Subclasses should override compute_deterministic() to return a dictionary mapping metric names to computed values for a single quantile.

For global metrics that don’t depend on individual quantiles, override compute_probabilistic() instead to process all quantiles together.

Parameters:

data (Any)

quantiles: list[Quantile] | None
__call__(subset: ForecastDataset) dict[Quantile | Literal['global'], dict[str, Annotated[float, BeforeValidator(func=_convert_none_to_nan, json_schema_input_type=PydanticUndefined)]]][source]

Process an evaluation subset and return metrics.

Extracts predictions and ground truth from the subset, then computes metrics for all relevant quantiles.

Parameters:
  • subset (ForecastDataset) – Evaluation subset containing predictions and ground truth data.

  • subset

Returns:

QuantileMetricsDict mapping quantile keys to computed metric values.

Return type:

dict[Union[Quantile, Literal['global']], dict[str, float]]

compute_probabilistic(y_true: ndarray[tuple[Any, ...], dtype[floating]], y_pred: ndarray[tuple[Any, ...], dtype[floating]], quantiles: ndarray[tuple[Any, ...], dtype[floating]]) dict[Quantile | Literal['global'], dict[str, Annotated[float, BeforeValidator(func=_convert_none_to_nan, json_schema_input_type=PydanticUndefined)]]][source]

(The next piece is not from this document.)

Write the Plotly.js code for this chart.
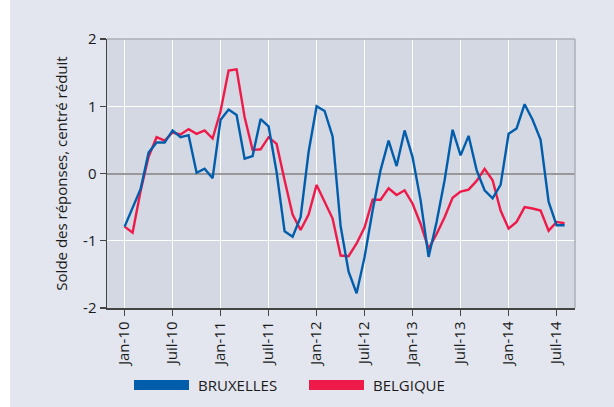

Compute probabilistic metrics computed on multiple quantile data.

Default behaviour is to call compute_deterministic for each quantile and returns the metrics prefixed by the quantile value.

Parameters:
Returns:

QuantileMetricsDict mapping quantile-prefixed metric names to computed values.

Return type:

dict[Union[Quantile, Literal['global']], dict[str, float]]

property metric_names: frozenset[str]

Declared metric names that this provider produces.

Override in subclasses to enable eager metric-name validation (e.g. in the hyperparameter tuner).

compute_deterministic(y_true: ndarray[tuple[Any, ...], dtype[floating]], y_pred: ndarray[tuple[Any, ...], dtype[floating]], quantile: float) dict[str, Annotated[float, BeforeValidator(func=_convert_none_to_nan, json_schema_input_type=PydanticUndefined)]][source]

Compute metrics for a single quantile prediction.

Must be implemented by subclasses that provide deterministic metrics (per quantile).

Parameters:
Return type:

dict[str, float]

model_config: ClassVar[ConfigDict] = {'arbitrary_types_allowed': False, 'extra': 'ignore', 'protected_namespaces': ()}

Configuration for the model, should be a dictionary conforming to [ConfigDict][pydantic.config.ConfigDict].